>> Start Material provided

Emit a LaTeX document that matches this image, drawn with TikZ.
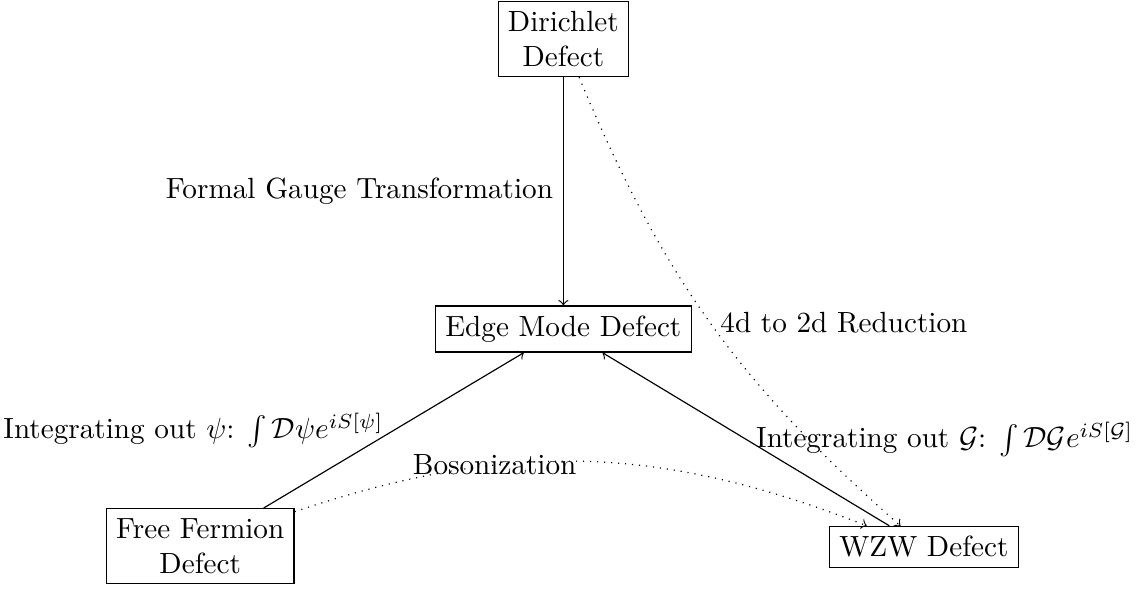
\documentclass[tikz,border=0pt]{standalone}
\usepackage{amsmath}
\begin{document}
\begin{tikzpicture}[box/.style={draw, align=center}, >=to]
\useasboundingbox (-6.78,-3.17) rectangle (6.94,3.96);
\node[box] (dir) at (0,3.49) {Dirichlet\\Defect};
\node[box] (edge) at (0,0) {Edge Mode Defect};
\node[box] (ff) at (-4.37,-2.61) {Free Fermion\\Defect};
\node[box] (wzw) at (4.34,-2.62) {WZW Defect};
\draw[->] (dir) -- node[left] {Formal Gauge Transformation} (edge);
\draw[->, dotted] (dir) to[bend right=13] node[right] {4d to 2d Reduction} (wzw);
\draw[->] (ff) -- node[left] {Integrating out $\psi$: $\int \mathcal{D}\psi e^{iS[\psi]}$} (edge);
\draw[->] (wzw) -- node[right] {Integrating out $\mathcal{G}$: $\int \mathcal{D}\mathcal{G} e^{iS[\mathcal{G}]}$} (edge);
\draw[->, dotted] (ff) to[bend left=20] node[pos=0.34] {Bosonization} (wzw);
\end{tikzpicture}
\end{document}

>> End Material provided

Work to do —
Transcribe the whole listing exactly. Pictures stay out of your copy.

Solved exercise —
Emit a LaTeX document that matches this image, drawn with TikZ.
\documentclass[tikz,border=0pt]{standalone}
\usepackage{amsmath}
\begin{document}
\begin{tikzpicture}[box/.style={draw, align=center}, >=to]
\useasboundingbox (-6.78,-3.17) rectangle (6.94,3.96);
\node[box] (dir) at (0,3.49) {Dirichlet\\Defect};
\node[box] (edge) at (0,0) {Edge Mode Defect};
\node[box] (ff) at (-4.37,-2.61) {Free Fermion\\Defect};
\node[box] (wzw) at (4.34,-2.62) {WZW Defect};
\draw[->] (dir) -- node[left] {Formal Gauge Transformation} (edge);
\draw[->, dotted] (dir) to[bend right=13] node[right] {4d to 2d Reduction} (wzw);
\draw[->] (ff) -- node[left] {Integrating out $\psi$: $\int \mathcal{D}\psi e^{iS[\psi]}$} (edge);
\draw[->] (wzw) -- node[right] {Integrating out $\mathcal{G}$: $\int \mathcal{D}\mathcal{G} e^{iS[\mathcal{G}]}$} (edge);
\draw[->, dotted] (ff) to[bend left=20] node[pos=0.34] {Bosonization} (wzw);
\end{tikzpicture}
\end{document}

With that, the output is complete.